During the Easter Season, the Church seeks a greater appreciation of all that the Saviour’s Resurrection means for the human family. Christ’s Resurrection is far more than his coming back to life. It is nothing less than the final achievement of God’s work of creation. It is God’s intention that, ultimately, the whole human family, together with creation itself, shall be caught up in this great event. To help us find a fuller understanding of this truth, the gospel reading of the Easter liturgies have been taken from the treasures of John’s gospel. Today’s reading takes us to the heart of this gospel’s understanding of the Saviour and what he came to give the world.

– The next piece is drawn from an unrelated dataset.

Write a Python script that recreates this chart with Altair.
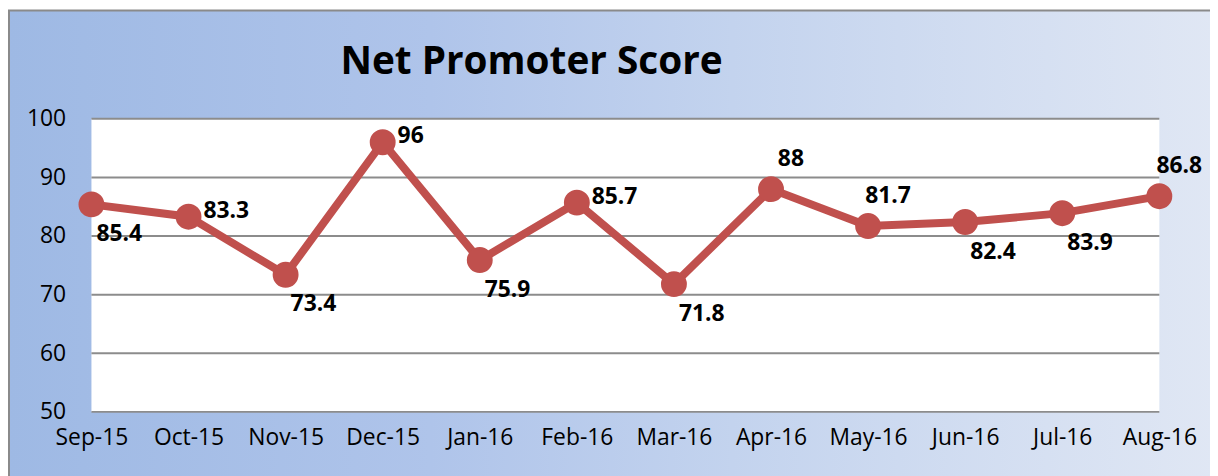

The second reading, from the letter of Peter, serves as a splendid complement to our gospel reading. Peter describes the achievement of the Saviour in biblical terms - his words echo, no doubt, the first Christian preaching, as it presented the Risen Lord as the fulfilment of Old Testament hopes. Peter refers to a verse of the processional psalm we met last week (Ps 118:22): ‘The Lord is the living stone, rejected by men, but chosen by God’, to become the ‘keystone’ of God’s work. This stone is proving a ‘stumbling block’ to unbelievers; but it is precious to God; and those who are believers recognise in him the realisation of Israel’s hopes. Peter sums up these hopes in a series of biblical allusions. The Lord’s promise to Moses on Sinai - ‘Out of all peoples, you shall be my personal possession. For me you shall be a kingdom of priests, a holy nation’ (Exod 19) - has now been fulfilled. United in the Risen Lord, believers are ‘a chosen race, a royal priesthood’ offering ‘the spiritual sacrifices which Jesus Christ has made acceptable to God’.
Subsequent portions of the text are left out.